Trouble with WordPress local development and deployments

Couple different things going on here, but my two cents:

1) Philosophically: if a file may be modified somehow in any of its remote deployment contexts, don’t keep it in the repo. Since W3TC keeps its settings in a flat file (and that flat file is updated every time you go into the W3TC settings screen in any context and hit “save”), it’s difficult to ensure that changes made in any context make their way back to the repo (and subsequently to your other contexts). So, any config updates made directly on prod will be blown away the next time you push code up. Know what I mean?

2) Since some of W3TC’s functionality is environment specific (as you said, memcahce vs not, apache vs nginx, etc.), it’s not instructive to test it on a local environment that is substantially different than production. You can’t create identical configs, because your environments are not identical. This is logical. I’d consider setting up a staging environment (identical to your prod setup), where you can test your W3TC settings.

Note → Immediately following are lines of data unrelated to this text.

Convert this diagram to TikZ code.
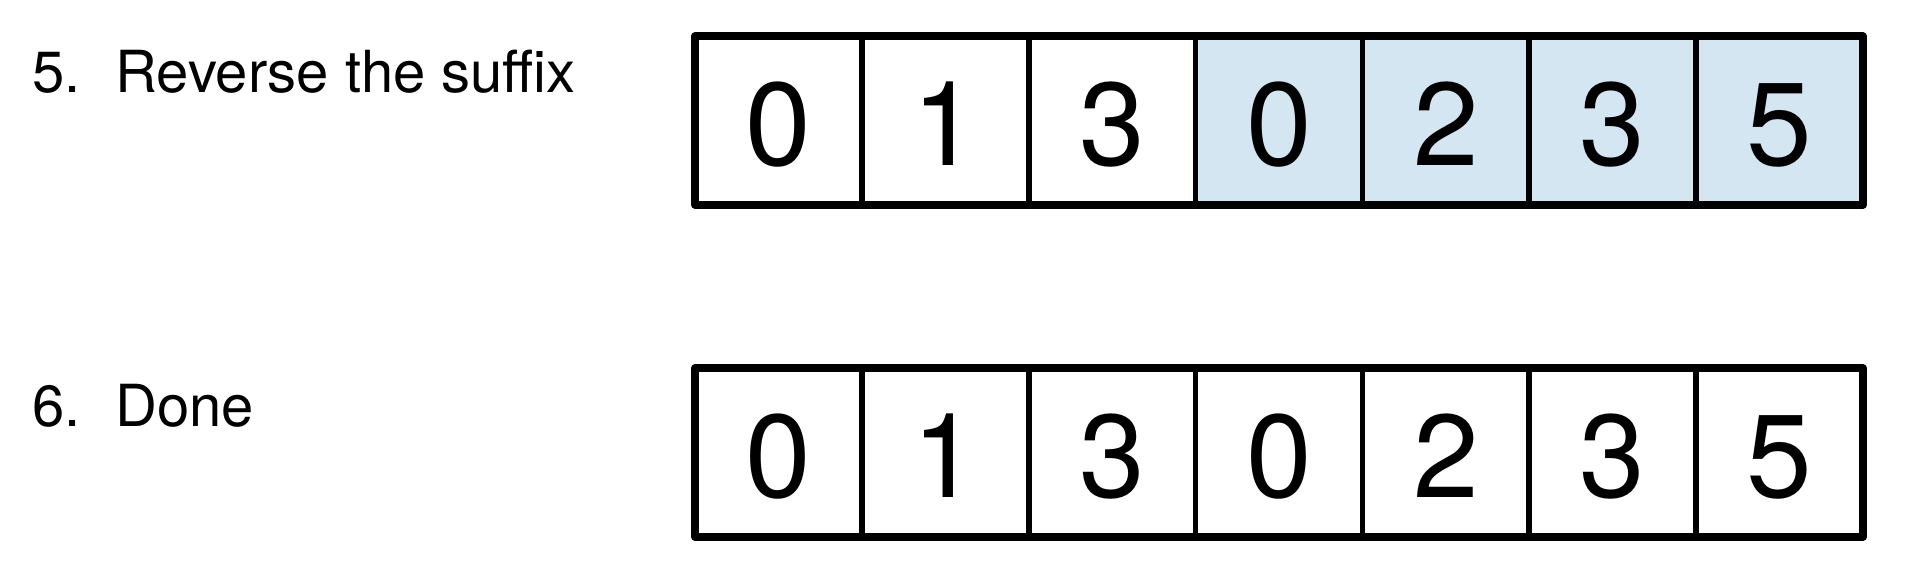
\documentclass[tikz,border=0pt]{standalone}
\usepackage{fontspec}
\setmainfont{TeX Gyre Heros}
\definecolor{suffixblue}{RGB}{213,230,243}
\begin{document}
\begin{tikzpicture}[x=0.5pt,y=0.5pt,
  cell/.style={draw=black, line width=2.9pt, rectangle, minimum width=83.43pt,
    minimum height=84.5pt, inner sep=0pt, outer sep=0pt,
    font=\fontsize{59pt}{60pt}\selectfont, text height=44.5pt, text depth=0pt,
    line join=round},
  hl/.style={cell, fill=suffixblue},
  outer/.style={draw=black, line width=3.6pt, line join=round},
  lbl/.style={anchor=base west, inner sep=0pt, font=\fontsize{29pt}{31pt}\selectfont}]
\useasboundingbox (0,0) rectangle (1920,-564);
% labels
\node[lbl] (n5) at (32,-92) {5.};
\node[lbl] (t5) at (115,-92) {Reverse the suffix};
\node[lbl] (n6) at (32,-426) {6.};
\node[lbl] (t6) at (115,-426) {Done};
% row 1
\foreach \d/\s [count=\i] in {0/cell,1/cell,3/cell,0/hl,2/hl,3/hl,5/hl} {
  \pgfmathsetmacro\xx{778.43+(\i-1)*166.86}
  \node[\s] (a\i) at (\xx,-120.5) {\d};
}
\draw[outer] (a1.north west) rectangle (a7.south east);
% row 2
\foreach \d [count=\i] in {0,1,3,0,2,3,5} {
  \pgfmathsetmacro\xx{778.43+(\i-1)*166.86}
  \node[cell] (b\i) at (\xx,-452.5) {\d};
}
\draw[outer] (b1.north west) rectangle (b7.south east);
\end{tikzpicture}
\end{document}
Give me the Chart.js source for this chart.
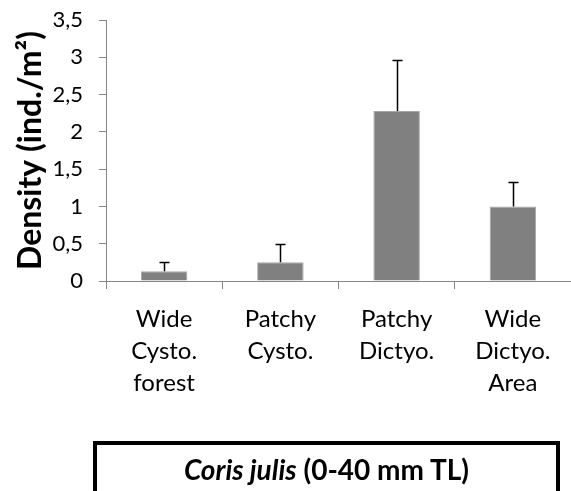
<!DOCTYPE html>
<html>
<head>
<meta charset="utf-8">
<script src="https://cdn.jsdelivr.net/npm/chart.js@4/dist/chart.umd.min.js"></script>
<style>
  html, body { margin: 0; padding: 0; background: #fff; overflow: hidden; }
  #wrap { position: relative; width: 571px; height: 491px; overflow: hidden; }
  #c { position: absolute; left: 0; top: 0; }
  #box {
    position: absolute; left: 93px; top: 441px; width: 459px; height: 80px;
    border: 4px solid #000; box-sizing: content-box;
    font-family: Lato, "Open Sans", sans-serif; font-weight: bold; font-size: 28px;
    text-align: center; color: #000; line-height: 1;
  }
  #box span.t { position: absolute; left: 0; right: 0; top: 10px; }
</style>
</head>
<body>
<div id="wrap">
  <canvas id="c" width="571" height="491"></canvas>
  <div id="box"><span class="t"><i>Coris julis</i> (0-40 mm TL)</span></div>
</div>
<script>
const categories = [
  ['Wide', 'Cysto.', 'forest'],
  ['Patchy', 'Cysto.'],
  ['Patchy', 'Dictyo.'],
  ['Wide', 'Dictyo.', 'Area']
];
const densityValues = [0.13, 0.25, 2.28, 1.00];
const errorValues = [0.13, 0.25, 0.68, 0.33];
const yTickLabels = ['0', '0,5', '1', '1,5', '2', '2,5', '3', '3,5'];
const yAxisTitle = 'Density (ind./m²)';

const axisGray = '#868686';

const errorBarPlugin = {
  id: 'errorBars',
  afterDatasetsDraw(chart) {
    const meta = chart.getDatasetMeta(0);
    const yScale = chart.scales.y;
    const ctx = chart.ctx;
    ctx.save();
    ctx.strokeStyle = '#000';
    ctx.lineWidth = 1.5;
    meta.data.forEach((bar, i) => {
      const x = Math.round(bar.x) + 0.5;
      const yBase = yScale.getPixelForValue(densityValues[i]);
      const yTop = Math.round(yScale.getPixelForValue(densityValues[i] + errorValues[i])) + 0.5;
      ctx.beginPath();
      ctx.moveTo(x, yBase);
      ctx.lineTo(x, yTop);
      ctx.moveTo(x - 5, yTop);
      ctx.lineTo(x + 5, yTop);
      ctx.stroke();
    });
    ctx.restore();
  }
};

new Chart(document.getElementById('c'), {
  type: 'bar',
  data: {
    labels: categories,
    datasets: [{
      data: densityValues,
      backgroundColor: '#808080',
      borderColor: '#a6a6a6',
      borderWidth: 1,
      categoryPercentage: 1,
      barPercentage: 0.4
    }]
  },
  options: {
    responsive: false,
    animation: false,
    devicePixelRatio: 1,
    layout: { padding: { top: 20, left: 0, right: 0, bottom: 0 } },
    plugins: { legend: { display: false }, tooltip: { enabled: false } },
    scales: {
      x: {
        afterFit(scale) { scale.height = 210; scale.paddingLeft = 0; scale.paddingRight = 0; },
        grid: { display: true, drawOnChartArea: false, offset: true, tickLength: 8, color: axisGray, lineWidth: 1 },
        border: { display: true, color: axisGray, width: 1 },
        ticks: {
          maxRotation: 0, autoSkip: false, padding: 14, color: '#000',
          font: { family: 'Lato, "Open Sans", sans-serif', size: 24, lineHeight: '32px' }
        }
      },
      y: {
        min: 0, max: 3.5,
        afterFit(scale) { scale.width = 106; scale.paddingTop = 0; scale.paddingBottom = 0; },
        grid: { display: true, drawOnChartArea: false, tickLength: 7, color: axisGray, lineWidth: 1 },
        border: { display: true, color: axisGray, width: 1 },
        ticks: {
          stepSize: 0.5, padding: 16, color: '#000',
          font: { family: 'Lato, "Open Sans", sans-serif', size: 22 },
          callback: (v, i) => yTickLabels[i]
        },
        title: {
          display: true, text: yAxisTitle, color: '#000',
          padding: { top: 12, bottom: 0 },
          font: { family: 'Lato, "Open Sans", sans-serif', size: 32, weight: 'bold', lineHeight: 1.15 }
        }
      }
    }
  },
  plugins: [errorBarPlugin]
});
</script>
</body>
</html>
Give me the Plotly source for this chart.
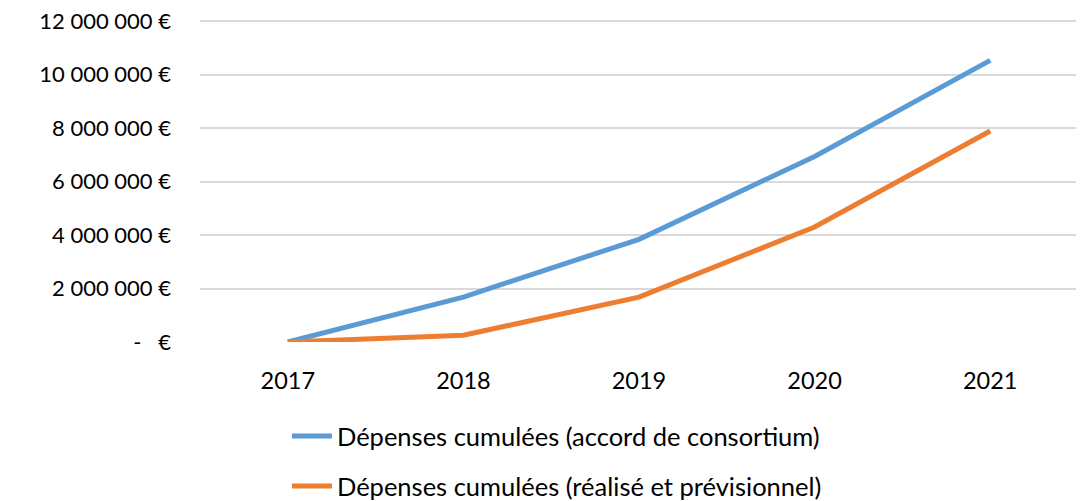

Once you’ve got your settings dialed in, you can use W3TC’s export/import feature to move settings between environments. And if you want, you can save that export file (rather than the auto-generated settings file) into your repo for future reference. Kind of a poor-man’s SCM, but works for things like this that don’t need to change often, and can stand some manual setup.

There are plenty more “complete” solutions if you want to get into more complex deployment scenarios. If you’re using a tool like Bamboo, you can literally script every aspect of the deploy. But with your setup, I’d just take the W3TC config out of SCM altogether, and take a manual approach. As a long-term goal, maybe look at running virtual machines locally instead of MAMP–they let you literally replicate your prod environment locally. But they come with a steep learning curve.